Liz Lightstone, MBBS, PhD, FRCP, professor of renal medicine for the faculty of medicine, Imperial College London, discussed recently approved therapeutic options for patients with lupus nephritis and what unmet needs persist in the management of the disease.
Poor response rates and overuse of steroids are 2 issues facing the therapeutic management of lupus nephritis, with improved combination therapies warranted to better meet the needs of patients with the disease, said Liz Lightstone, MBBS, PhD, FRCP, professor of renal medicine for the faculty of medicine, Imperial College London.
Lightstone spoke during a session at the American Society of Nephrology Kidney Week 2022 meeting, titled, “Treatment of Lupus Nephritis: Beyond the Usual Suspects."
Transcript
Can you speak on the emerging treatment options for patients with lupus nephritis and any potential unmet needs addressed by these therapies?
There's really been a surge in approved drugs. We have 3 new approved drugs: belimumab, voclosporin, anifrolumab not so much for lupus, [inaudible] for nephritis. And there's other drugs coming in the pipeline that look optimistic, like obinutuzumab.
Where are the unmet needs with them? Well, they all improve outcomes compared to standard of care when they’re added on. So, that's a bonus. But if you look at the absolute rates of response, there's still only a percentage responding. At 2 years in the belimumab study, 30% had a complete response.

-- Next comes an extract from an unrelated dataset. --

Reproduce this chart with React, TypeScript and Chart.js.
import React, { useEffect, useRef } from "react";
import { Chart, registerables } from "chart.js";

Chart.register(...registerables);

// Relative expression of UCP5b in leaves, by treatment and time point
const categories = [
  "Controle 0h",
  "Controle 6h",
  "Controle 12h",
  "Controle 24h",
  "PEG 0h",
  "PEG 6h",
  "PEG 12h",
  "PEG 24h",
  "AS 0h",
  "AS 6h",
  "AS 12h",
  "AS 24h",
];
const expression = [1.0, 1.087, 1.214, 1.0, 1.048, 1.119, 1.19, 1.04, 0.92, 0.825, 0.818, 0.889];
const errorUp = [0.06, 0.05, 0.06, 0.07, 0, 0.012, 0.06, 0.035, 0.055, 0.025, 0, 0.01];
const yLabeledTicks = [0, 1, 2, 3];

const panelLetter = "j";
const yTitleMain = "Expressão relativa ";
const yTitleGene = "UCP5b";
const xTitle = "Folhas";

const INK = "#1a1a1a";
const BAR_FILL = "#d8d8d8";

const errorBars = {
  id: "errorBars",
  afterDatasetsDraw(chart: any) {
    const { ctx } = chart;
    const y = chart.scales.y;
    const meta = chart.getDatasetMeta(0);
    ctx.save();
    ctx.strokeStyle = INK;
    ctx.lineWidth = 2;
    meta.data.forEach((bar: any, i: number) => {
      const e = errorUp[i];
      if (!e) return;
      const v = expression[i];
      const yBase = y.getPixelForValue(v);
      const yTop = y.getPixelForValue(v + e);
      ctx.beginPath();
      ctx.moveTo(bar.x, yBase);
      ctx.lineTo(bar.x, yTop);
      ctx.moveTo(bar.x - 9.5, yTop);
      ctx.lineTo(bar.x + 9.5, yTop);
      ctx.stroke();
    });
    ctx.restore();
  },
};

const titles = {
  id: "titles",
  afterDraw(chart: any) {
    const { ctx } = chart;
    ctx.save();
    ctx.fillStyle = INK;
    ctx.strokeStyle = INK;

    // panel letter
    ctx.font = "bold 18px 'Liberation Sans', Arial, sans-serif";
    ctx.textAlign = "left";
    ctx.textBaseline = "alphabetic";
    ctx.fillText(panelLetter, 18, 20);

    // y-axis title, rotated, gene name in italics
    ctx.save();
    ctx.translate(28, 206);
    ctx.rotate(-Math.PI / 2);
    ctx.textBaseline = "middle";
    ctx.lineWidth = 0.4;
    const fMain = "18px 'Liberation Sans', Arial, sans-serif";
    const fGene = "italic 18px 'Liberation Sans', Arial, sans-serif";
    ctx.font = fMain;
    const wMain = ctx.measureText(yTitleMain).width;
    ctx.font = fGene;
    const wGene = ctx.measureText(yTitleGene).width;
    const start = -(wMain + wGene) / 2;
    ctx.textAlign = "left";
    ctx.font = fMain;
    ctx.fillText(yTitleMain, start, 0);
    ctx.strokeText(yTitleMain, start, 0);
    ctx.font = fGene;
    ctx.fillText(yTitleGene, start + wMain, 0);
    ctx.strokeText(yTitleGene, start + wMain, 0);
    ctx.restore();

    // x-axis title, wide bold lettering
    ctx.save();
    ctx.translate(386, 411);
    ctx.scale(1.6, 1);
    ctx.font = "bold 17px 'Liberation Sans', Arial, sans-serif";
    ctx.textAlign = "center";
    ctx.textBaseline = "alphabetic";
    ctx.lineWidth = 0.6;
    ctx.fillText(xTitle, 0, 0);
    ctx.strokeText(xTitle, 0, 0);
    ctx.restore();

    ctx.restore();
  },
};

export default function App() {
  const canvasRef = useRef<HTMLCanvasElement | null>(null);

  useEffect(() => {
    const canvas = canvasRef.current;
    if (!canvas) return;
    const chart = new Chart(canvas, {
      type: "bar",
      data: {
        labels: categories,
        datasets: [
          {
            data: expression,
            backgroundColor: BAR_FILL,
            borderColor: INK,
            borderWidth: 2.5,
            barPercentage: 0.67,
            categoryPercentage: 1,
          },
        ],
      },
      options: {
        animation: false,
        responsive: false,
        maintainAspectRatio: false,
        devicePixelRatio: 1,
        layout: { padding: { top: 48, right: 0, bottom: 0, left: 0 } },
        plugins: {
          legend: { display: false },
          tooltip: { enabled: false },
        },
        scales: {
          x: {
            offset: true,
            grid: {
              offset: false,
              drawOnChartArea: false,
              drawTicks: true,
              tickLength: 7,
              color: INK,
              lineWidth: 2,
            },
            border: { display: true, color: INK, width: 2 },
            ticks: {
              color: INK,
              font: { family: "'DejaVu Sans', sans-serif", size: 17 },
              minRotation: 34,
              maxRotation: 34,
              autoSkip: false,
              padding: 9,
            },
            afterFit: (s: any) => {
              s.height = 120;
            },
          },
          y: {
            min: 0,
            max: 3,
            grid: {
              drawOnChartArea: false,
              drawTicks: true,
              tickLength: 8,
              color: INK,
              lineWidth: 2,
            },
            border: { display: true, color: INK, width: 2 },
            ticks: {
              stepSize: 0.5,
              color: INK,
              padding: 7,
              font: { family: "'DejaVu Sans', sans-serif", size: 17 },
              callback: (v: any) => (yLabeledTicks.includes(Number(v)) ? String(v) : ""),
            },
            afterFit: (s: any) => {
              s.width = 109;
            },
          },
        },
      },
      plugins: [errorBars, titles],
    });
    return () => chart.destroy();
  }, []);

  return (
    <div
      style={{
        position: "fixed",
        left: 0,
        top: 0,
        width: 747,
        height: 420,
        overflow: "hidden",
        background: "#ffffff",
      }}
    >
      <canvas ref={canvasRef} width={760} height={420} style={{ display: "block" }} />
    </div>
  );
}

And if we think that you need a good response, you probably don't need a stringent response or a complete response; there's data to support that. But if you think about even a response where your proteinuria is down to 0.7, it's still only a proportion of patients achieving that. So, the unmet need is the failure to achieve that in a large group of patients. And if you're not achieving that, are those patients who are losing nephrons going to end up with worse renal function over time?
So, I think we still need better combinations. We still use far too much steroids. I would like treatments that get rid of steroids rather than just a rapid taper. We've improved; the voclosporin study used a really good rapid taper. But I think the main unmet needs are the problems of not responding, though I think there's a difference between trials and the real world, because we will have better responses in the real world.
The problem of side effects of treatment. And these are all add ons, so patients end up on a lot of stuff and they don't like being on a lot of stuff. Finding the optimal combination of therapy for the right patient at the right time, I think is what we need to do and we're not there yet.